Aaron Sorkin’s latest film, THE TRIAL OF THE CHICAGO 7 (Netflix) takes on one of the most notorious trials in history. It is roughly based on actual events, inviting exploration of the actual history of what was arguably a political trial, and focuses on telling a story that is in many ways a reflection of our own turbulent times. It’s smart, it’s provocative, and it should make you angry.
In history, the Chicago Seven were seven leaders of various antiwar groups who called on them to come to Chicago during the Democratic Convention in 1968 to protest and demand an end to the war in Vietnam. (Bobby Seale, cofounder of the Black Panther Party, was the eighth, though he was eventually removed from the trial.) What followed in Chicago was brutal suppression of the protestors and violent retaliation in what ended up being called a “police riot,” in which hundreds of protestors and officers were injured.
The outgoing Johnson Administration decided the riots in Chicago were largely the result of mishandling by police. The incoming Nixon Administration, however, decided to make an example of and attack the antiwar movement, citing a new law against crossing state lines to incite violence.
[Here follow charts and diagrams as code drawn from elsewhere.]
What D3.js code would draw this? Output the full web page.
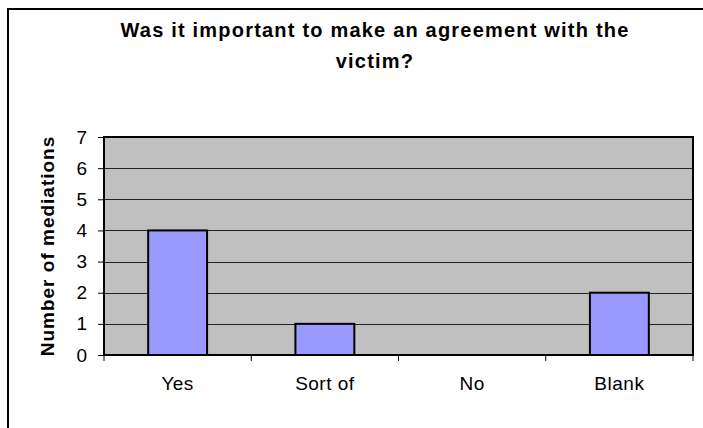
<!DOCTYPE html>
<html>
<head>
<meta charset="utf-8">
<script src="https://cdn.jsdelivr.net/npm/d3@7/dist/d3.min.js"></script>
<style>
  html, body { margin: 0; padding: 0; background: #fff; }
  svg { display: block; }
  text { font-family: "Liberation Sans", Arial, sans-serif; fill: #000; }
</style>
</head>
<body>
<svg id="chart" width="703" height="428"></svg>
<script>
// Survey answers and counts
const categories = ["Yes", "Sort of", "No", "Blank"];
const counts = [4, 1, 0, 2];
const yTicks = [0, 1, 2, 3, 4, 5, 6, 7];
const titleLines = ["Was it important to make an agreement with the", "victim?"];
const yLabel = "Number of mediations";

const svg = d3.select("#chart");
const plot = { left: 104, top: 137, right: 693, bottom: 355 };

// Outer chart frame (top and left edges visible)
svg.append("path")
  .attr("d", "M8,428 L8,9 L703,9")
  .attr("fill", "none")
  .attr("stroke", "#000")
  .attr("stroke-width", 2);

// Title
const title = svg.append("text")
  .attr("text-anchor", "middle")
  .attr("font-weight", "bold")
  .attr("font-size", 20)
  .attr("letter-spacing", 1.2);
titleLines.forEach((line, i) => {
  title.append("tspan")
    .attr("x", 375)
    .attr("y", 37 + i * 31)
    .text(line);
});

const x = d3.scaleBand()
  .domain(categories)
  .range([plot.left, plot.right])
  .paddingInner(0.6)
  .paddingOuter(0.3);

const y = d3.scaleLinear()
  .domain([0, 7])
  .range([plot.bottom, plot.top]);

// Plot background
svg.append("rect")
  .attr("x", plot.left)
  .attr("y", plot.top)
  .attr("width", plot.right - plot.left)
  .attr("height", plot.bottom - plot.top)
  .attr("fill", "#C0C0C0");

// Horizontal gridlines
svg.append("g")
  .selectAll("line")
  .data(yTicks.slice(1, -1))
  .join("line")
  .attr("x1", plot.left)
  .attr("x2", plot.right)
  .attr("y1", d => Math.round(y(d)) + 0.5)
  .attr("y2", d => Math.round(y(d)) + 0.5)
  .attr("stroke", "#222")
  .attr("stroke-width", 1);

// Bars
svg.append("g")
  .selectAll("rect")
  .data(categories.map((c, i) => ({ c, v: counts[i] })).filter(d => d.v > 0))
  .join("rect")
  .attr("x", d => x(d.c))
  .attr("y", d => y(d.v))
  .attr("width", x.bandwidth())
  .attr("height", d => y(0) - y(d.v))
  .attr("fill", "#9999FF")
  .attr("stroke", "#000")
  .attr("stroke-width", 2);

// Plot frame
svg.append("rect")
  .attr("x", plot.left)
  .attr("y", plot.top)
  .attr("width", plot.right - plot.left)
  .attr("height", plot.bottom - plot.top)
  .attr("fill", "none")
  .attr("stroke", "#000")
  .attr("stroke-width", 2);

// Y axis
const yAxis = svg.append("g")
  .attr("transform", `translate(${plot.left},0)`)
  .call(d3.axisLeft(y).tickValues(yTicks).tickSize(6).tickPadding(11).tickFormat(d3.format("d")));
yAxis.select(".domain").remove();
yAxis.selectAll(".tick line").attr("stroke", "#000").attr("stroke-width", 1);
yAxis.selectAll(".tick text")
  .attr("font-size", 19)
  .attr("font-family", "'Liberation Sans', Arial, sans-serif")
  .attr("fill", "#000");

// X axis: ticks sit on category boundaries
const boundaries = d3.range(categories.length + 1).map(i => plot.left + i * (plot.right - plot.left) / categories.length);
svg.append("g")
  .selectAll("line")
  .data(boundaries)
  .join("line")
  .attr("x1", d => d)
  .attr("x2", d => d)
  .attr("y1", plot.bottom)
  .attr("y2", plot.bottom + 6)
  .attr("stroke", "#000")
  .attr("stroke-width", 1);

svg.append("g")
  .selectAll("text")
  .data(categories)
  .join("text")
  .attr("x", d => x(d) + x.bandwidth() / 2)
  .attr("y", 390)
  .attr("text-anchor", "middle")
  .attr("font-size", 19)
  .attr("letter-spacing", 0.5)
  .text(d => d);

// Y axis title
svg.append("text")
  .attr("transform", `translate(54,${(plot.top + plot.bottom) / 2}) rotate(-90)`)
  .attr("text-anchor", "middle")
  .attr("font-weight", "bold")
  .attr("font-size", 19)
  .attr("letter-spacing", 1)
  .text(yLabel);
</script>
</body>
</html>
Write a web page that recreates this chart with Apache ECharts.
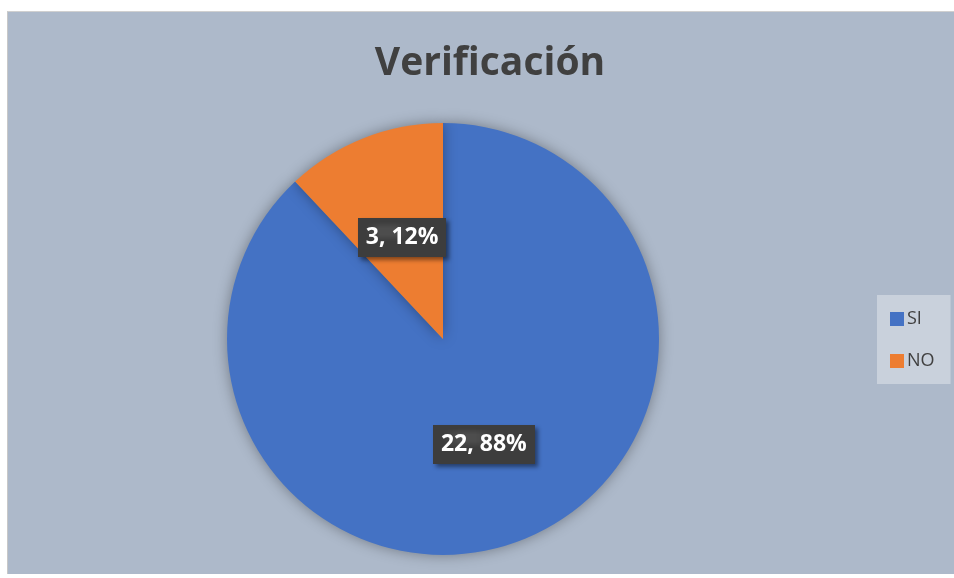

The protest leaders were arrested and charged.
What followed was not so much a courtroom drama as a circus, as the defendants, which included the likes of Abbie Hoffman (perfectly played in the film by Sascha Cohen) and Jerry Rubin, treated it as a joke, while the judge, Julius Hoffman (perfectly played by the great Frank Langella) was openly hostile to the defense, making the whole thing feel rigged. The defendants were convicted and sentenced both for inciting riots and numerous counts of contempt, all of which was overturned by the appeals court.
Much of what made it into the film is fictional, though providing a poignant reflection of our times, similar to the way Netflix’s WACO wasn’t accurate but still packed a hell of a punch as a story. The film focuses on issues of racism, social injustice, police overreach and brutality, and political suppression, declaring the trial a political trial in which the defendants were facing jail time for having “wrong” ideas. Among the defendants, we hear plenty of debate about respectability politics, what kinds of political protest and action work and what doesn’t, and whether mass movements are effective if they don’t work within the system–none of it surprising from the guy who wrote THE WEST WING and disparaged the Occupy Wall Street movement, though his script is surprisingly kind to Hoffman, who was far more wacky and offensive in the real courtroom than in the fictional one.
Overall, THE TRIAL OF THE CHICAGO 7 is great–smart, provocative, powerful, and easy to relate to.